In future, the Chinese economy might either suffer or gain from the problem of overcapacity. Eventually, the problem of overcapacity has become a lingering challenge to China’s economic welfare. However, it is up to the policy makers to make adjustments that specifically address this issue once and for all.

References

Chan, S., Han, G., & Zhang, W. (2016). How strong are the linkages between real estate and other sectors in China? Research in International Business and Finance, 36(2), 52-72.

Das, D. K. (2008). The Chinese economic renaissance. New York: Palgrave Macmillan.

Erturk, K. A. (2011). Overcapacity and the East Asian crisis. Journal of Post Keynesian Economics, 24(2), 253-275.

Garnaut, R., & Song, L. (2006). The turning point in China’s economic development. New York: ANU E Press.

Morrison, W. M. (2012). China’s economic conditions. Current Politics and Economics of Northern and Western Asia, 21(4), 289-290.

Toffler, A. (2013).
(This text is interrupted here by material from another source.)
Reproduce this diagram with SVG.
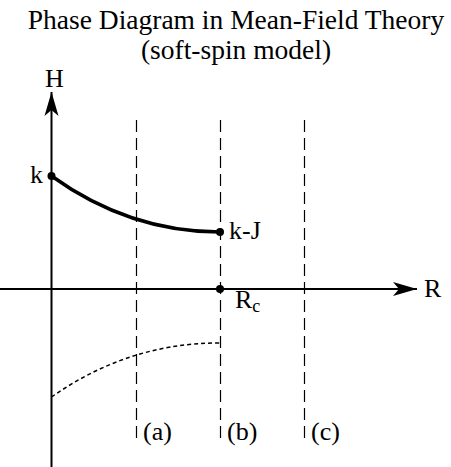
<svg xmlns="http://www.w3.org/2000/svg" width="451" height="467" viewBox="0 0 451 467">
<style>
text{font-family:"Liberation Serif","Times New Roman",serif;fill:#000}
.title{font-size:27.5px;text-anchor:middle}
.lbl{font-size:26px}
.axis{stroke:#000;stroke-width:2;fill:none}
.guide{stroke:#000;stroke-width:1.2;stroke-dasharray:12,6;fill:none}
.dot{fill:#000}
</style>
<defs>
<marker id="arr" markerUnits="userSpaceOnUse" markerWidth="26" markerHeight="16" refX="24" refY="8" orient="auto">
<path d="M0,1 L24,8 L0,15 L6,8 Z" fill="#000"/>
</marker>
</defs>
<rect width="451" height="467" fill="#fff"/>
<g id="title">
<text class="title" x="236" y="29">Phase Diagram in Mean-Field Theory</text>
<text class="title" x="236" y="59">(soft-spin model)</text>
</g>
<g id="connectors">
<line id="h-axis" class="axis" x1="51.5" y1="467" x2="51.5" y2="92" marker-end="url(#arr)"/>
<line id="r-axis" class="axis" x1="0" y1="289" x2="417" y2="289" marker-end="url(#arr)"/>
<line class="guide" x1="136.5" y1="120" x2="136.5" y2="443"/>
<line class="guide" x1="220.5" y1="120" x2="220.5" y2="443"/>
<line class="guide" x1="304.5" y1="120" x2="304.5" y2="443"/>
<path id="upper-curve" d="M51.5,176 C96,208 150,232 220,232" stroke="#000" stroke-width="3.5" fill="none"/>
<path id="lower-curve" d="M51.5,397 C96,366 150,343 220,343" stroke="#000" stroke-width="1.5" stroke-dasharray="4,3" fill="none"/>
</g>
<g id="labels">
<text class="lbl" x="45" y="87">H</text>
<text class="lbl" x="424" y="297">R</text>
<text class="lbl" x="30" y="183">k</text>
<text class="lbl" x="229" y="239">k-J</text>
<g id="rc"><text class="lbl" x="235" y="308">R<tspan font-size="18" dy="4">c</tspan></text></g>
<text class="lbl" x="143" y="440">(a)</text>
<text class="lbl" x="227" y="440">(b)</text>
<text class="lbl" x="311" y="440">(c)</text>
</g>
<g id="points">
<circle id="pt-k" class="dot" cx="51.5" cy="176" r="4"/>
<circle id="pt-kJ" class="dot" cx="220" cy="232" r="4"/>
<circle id="pt-Rc" class="dot" cx="220" cy="289" r="4"/>
</g>
</svg>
Revolutionary wealth. New Perspectives Quarterly, 30(4), 122-130.

Yuan, J., Wang, Y., & Dong, L. (2016). Coal power overcapacity and investment bubble in China during 2015–2020. Energy Policy, 97(1), 136-144.

Zhang, H., Zheng, Y., & Li, S. (2016). The impact of subsidies on overcapacity: A comparison of wind and solar energy companies in China. Energy, 94(1), 821-827.

Zhou, K., & Yang, S. (2016). Emission reduction of China׳ s steel industry: Progress and challenges. Renewable and Sustainable Energy Reviews, 61(1), 319-327.